The documentary trail is long and fragmentary. The Ormond Deeds, a series of legal records relating to the Butler family's extensive landholdings, mention an East Gate, a South Gate, a West Gate, a Haggard Gate in the northern suburb across the Kings River, and an inner or 'midle' gate along West Street. A deed of 1583 records the town authorities granting a property extension to one Richard Merry on condition that he maintain the town ditch adjoining his holding in 'good defensible and decent manner', which suggests that the fosse, a defensive ditch typically dug around a town perimeter, was partly in private hands to maintain. A map drawn by Thomas Stuish in 1681 and copied in 1765 by Richard Frizell labels a 'Strong Castle' and gate at the eastern end of town, which Carrigan, writing in 1905, identified with a structure known as Coorthfeerish or Pierce's Court, its lower storey having once served as a town entrance. By 1840 the Ordnance Survey recorded it as a ruin; by 1948 it was reduced to a site. The 15th-century walls Carrigan described were already almost entirely gone by his own time. The most dramatic evidence that the defences were real comes from 1650, when Cromwellian forces set up a battery some 300 metres to the south and had to fight hard to take the southern gatehouse, with Captain Marcus Geoghegan of Frevenagh, County Westmeath, then offering further fierce resistance at the middle gate before that too fell.

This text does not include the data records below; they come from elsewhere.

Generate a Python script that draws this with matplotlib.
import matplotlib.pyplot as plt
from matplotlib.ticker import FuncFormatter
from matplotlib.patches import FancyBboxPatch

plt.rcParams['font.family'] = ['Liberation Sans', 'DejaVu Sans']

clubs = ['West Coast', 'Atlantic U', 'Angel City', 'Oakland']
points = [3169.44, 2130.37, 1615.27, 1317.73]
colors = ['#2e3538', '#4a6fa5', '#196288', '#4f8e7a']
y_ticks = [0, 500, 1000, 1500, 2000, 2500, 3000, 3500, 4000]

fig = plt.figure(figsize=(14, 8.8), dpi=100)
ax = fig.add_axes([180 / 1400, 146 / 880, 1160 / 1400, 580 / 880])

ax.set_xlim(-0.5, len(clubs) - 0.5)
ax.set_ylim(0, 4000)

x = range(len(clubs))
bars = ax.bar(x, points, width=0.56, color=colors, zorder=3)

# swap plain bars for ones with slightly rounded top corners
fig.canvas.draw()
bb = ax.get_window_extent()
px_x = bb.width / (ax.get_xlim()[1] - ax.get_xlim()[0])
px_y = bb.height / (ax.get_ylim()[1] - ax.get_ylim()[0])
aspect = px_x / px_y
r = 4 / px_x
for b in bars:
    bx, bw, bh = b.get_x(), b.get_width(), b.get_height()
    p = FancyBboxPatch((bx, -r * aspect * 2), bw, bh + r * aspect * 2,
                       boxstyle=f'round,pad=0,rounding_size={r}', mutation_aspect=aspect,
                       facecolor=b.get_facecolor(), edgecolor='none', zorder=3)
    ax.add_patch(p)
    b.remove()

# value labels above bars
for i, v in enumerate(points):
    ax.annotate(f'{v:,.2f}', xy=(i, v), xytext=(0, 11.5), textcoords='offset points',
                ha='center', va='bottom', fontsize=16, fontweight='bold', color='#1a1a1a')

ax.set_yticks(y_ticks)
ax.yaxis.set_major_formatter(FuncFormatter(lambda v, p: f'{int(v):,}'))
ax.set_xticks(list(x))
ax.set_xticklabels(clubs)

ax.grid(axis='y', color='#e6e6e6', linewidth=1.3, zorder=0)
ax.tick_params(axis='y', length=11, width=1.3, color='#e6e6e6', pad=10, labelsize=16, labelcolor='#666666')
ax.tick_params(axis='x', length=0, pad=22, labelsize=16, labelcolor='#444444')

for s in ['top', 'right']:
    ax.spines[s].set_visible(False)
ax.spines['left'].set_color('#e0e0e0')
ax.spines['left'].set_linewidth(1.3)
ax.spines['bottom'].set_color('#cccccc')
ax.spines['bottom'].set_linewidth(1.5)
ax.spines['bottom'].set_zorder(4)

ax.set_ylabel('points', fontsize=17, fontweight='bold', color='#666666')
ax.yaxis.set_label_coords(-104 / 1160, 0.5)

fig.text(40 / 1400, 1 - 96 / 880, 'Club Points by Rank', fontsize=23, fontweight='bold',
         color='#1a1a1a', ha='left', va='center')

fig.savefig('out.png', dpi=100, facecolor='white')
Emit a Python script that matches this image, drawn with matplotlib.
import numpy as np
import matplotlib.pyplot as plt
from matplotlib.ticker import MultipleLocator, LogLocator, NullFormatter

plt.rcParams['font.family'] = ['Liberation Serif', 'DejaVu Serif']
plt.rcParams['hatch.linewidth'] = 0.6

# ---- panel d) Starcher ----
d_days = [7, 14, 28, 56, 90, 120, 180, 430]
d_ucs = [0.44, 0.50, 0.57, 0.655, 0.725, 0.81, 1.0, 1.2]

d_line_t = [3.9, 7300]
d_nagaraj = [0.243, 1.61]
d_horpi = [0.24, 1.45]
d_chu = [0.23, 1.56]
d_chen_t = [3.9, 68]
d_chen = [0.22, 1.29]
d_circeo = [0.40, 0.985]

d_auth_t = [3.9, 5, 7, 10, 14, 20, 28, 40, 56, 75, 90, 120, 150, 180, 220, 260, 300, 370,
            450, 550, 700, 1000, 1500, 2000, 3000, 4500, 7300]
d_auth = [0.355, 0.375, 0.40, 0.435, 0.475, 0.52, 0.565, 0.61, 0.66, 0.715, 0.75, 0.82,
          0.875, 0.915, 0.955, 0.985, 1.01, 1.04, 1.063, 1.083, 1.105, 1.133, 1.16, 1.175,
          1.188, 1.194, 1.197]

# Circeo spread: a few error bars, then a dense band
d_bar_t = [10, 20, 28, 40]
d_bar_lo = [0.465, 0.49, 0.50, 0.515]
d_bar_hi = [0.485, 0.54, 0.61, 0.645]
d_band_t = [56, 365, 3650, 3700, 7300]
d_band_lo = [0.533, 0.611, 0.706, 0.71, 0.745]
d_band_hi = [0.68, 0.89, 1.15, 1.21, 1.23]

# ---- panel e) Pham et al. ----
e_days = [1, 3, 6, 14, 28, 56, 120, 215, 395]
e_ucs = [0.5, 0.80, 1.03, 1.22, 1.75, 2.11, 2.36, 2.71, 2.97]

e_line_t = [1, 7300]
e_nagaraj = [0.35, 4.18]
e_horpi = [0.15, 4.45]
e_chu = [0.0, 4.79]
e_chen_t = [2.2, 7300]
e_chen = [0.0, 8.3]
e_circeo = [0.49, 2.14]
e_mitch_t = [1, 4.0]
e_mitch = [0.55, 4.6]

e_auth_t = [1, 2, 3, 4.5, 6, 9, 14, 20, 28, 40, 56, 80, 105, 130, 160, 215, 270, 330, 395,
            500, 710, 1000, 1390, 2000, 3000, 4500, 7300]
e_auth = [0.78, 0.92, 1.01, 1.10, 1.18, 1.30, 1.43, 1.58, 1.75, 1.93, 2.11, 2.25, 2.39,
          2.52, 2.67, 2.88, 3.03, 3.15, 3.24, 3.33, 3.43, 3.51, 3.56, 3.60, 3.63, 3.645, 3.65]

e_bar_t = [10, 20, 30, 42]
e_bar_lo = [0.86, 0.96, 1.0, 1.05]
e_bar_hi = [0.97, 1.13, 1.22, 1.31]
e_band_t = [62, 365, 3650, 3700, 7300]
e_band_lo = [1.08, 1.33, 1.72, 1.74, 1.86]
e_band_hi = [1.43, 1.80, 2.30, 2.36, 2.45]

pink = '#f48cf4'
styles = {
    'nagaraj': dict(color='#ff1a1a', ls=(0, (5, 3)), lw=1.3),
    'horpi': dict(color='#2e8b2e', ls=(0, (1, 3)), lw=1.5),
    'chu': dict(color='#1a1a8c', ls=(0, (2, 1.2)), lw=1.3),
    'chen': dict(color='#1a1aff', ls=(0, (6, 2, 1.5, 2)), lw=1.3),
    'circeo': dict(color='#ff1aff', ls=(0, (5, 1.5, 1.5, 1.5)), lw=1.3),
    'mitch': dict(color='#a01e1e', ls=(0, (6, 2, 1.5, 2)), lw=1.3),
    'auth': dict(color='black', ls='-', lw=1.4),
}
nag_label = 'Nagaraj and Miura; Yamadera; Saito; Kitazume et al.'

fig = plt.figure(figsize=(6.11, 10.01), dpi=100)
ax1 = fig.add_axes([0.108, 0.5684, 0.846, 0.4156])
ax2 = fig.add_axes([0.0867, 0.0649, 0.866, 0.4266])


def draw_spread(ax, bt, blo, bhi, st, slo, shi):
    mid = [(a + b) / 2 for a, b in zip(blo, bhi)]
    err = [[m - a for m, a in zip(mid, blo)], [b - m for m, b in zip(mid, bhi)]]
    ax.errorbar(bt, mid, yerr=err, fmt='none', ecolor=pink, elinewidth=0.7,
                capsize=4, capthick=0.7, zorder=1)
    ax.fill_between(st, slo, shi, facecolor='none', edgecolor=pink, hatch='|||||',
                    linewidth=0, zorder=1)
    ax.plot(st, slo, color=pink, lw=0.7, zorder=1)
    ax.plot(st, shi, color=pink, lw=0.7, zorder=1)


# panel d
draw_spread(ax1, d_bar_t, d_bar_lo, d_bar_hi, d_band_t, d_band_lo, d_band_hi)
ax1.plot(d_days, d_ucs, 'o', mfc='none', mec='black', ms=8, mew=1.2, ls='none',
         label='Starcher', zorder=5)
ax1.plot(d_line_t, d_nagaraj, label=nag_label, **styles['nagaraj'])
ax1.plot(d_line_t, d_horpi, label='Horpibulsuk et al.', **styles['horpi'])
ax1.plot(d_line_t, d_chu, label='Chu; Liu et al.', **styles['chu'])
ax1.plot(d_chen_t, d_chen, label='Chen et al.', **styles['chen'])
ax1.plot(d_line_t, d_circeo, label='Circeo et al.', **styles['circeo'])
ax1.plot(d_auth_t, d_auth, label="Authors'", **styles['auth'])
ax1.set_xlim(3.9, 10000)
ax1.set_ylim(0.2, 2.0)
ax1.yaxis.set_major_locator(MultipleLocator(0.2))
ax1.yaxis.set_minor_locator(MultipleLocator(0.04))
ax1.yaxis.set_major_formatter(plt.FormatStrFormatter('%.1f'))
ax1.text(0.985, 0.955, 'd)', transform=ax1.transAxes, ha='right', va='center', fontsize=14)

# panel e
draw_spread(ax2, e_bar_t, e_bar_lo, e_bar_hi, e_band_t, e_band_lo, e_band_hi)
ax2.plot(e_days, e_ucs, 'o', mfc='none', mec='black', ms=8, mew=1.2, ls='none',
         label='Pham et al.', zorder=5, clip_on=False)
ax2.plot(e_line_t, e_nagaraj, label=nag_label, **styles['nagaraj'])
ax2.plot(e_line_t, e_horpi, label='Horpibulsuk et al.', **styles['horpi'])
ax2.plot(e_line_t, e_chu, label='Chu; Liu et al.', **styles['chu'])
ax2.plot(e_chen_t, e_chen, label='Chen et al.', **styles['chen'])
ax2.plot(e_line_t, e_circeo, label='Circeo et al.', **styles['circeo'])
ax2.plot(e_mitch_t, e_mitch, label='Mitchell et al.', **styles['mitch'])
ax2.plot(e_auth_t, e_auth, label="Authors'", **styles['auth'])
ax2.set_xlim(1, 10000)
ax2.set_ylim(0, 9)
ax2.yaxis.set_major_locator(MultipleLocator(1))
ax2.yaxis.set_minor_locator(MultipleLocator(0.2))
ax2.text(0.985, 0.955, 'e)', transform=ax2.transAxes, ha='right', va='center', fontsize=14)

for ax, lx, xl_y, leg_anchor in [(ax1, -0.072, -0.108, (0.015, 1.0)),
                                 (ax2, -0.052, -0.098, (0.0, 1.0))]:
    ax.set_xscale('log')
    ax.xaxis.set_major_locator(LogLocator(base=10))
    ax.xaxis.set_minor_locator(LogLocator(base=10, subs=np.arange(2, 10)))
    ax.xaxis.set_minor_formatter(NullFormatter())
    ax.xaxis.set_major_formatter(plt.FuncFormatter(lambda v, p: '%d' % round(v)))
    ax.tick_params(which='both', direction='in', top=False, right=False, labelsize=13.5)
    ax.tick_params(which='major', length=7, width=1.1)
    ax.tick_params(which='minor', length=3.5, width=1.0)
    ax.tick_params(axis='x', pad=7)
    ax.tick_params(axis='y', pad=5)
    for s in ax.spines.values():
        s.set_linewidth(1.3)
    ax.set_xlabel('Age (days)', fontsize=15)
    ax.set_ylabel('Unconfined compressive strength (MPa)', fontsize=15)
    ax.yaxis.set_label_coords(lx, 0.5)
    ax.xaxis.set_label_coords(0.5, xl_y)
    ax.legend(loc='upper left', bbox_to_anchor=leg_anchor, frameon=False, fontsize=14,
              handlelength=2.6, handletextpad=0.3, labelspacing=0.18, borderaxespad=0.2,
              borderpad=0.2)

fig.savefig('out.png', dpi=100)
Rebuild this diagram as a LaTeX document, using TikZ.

The likeliest current interpretation is that Callan was never uniformly walled. The western portion of the town may have relied on a ditch alone, while the eastern half, where the main garrison was stationed in 1650 and where the strong castle stood, may have had a more substantial walled enclosure. Skerry's Castle on West Street, a portion of which still stands, sits at the probable boundary between those two zones, which would explain both its designation as a middle or inner gate and the particular ferocity of the fighting there. Archaeological excavation on Lower Green Lane has confirmed at least two fosses along the southern boundary, lending some physical weight to what is otherwise a story told almost entirely through deeds, surveys, and a single seventeenth-century map.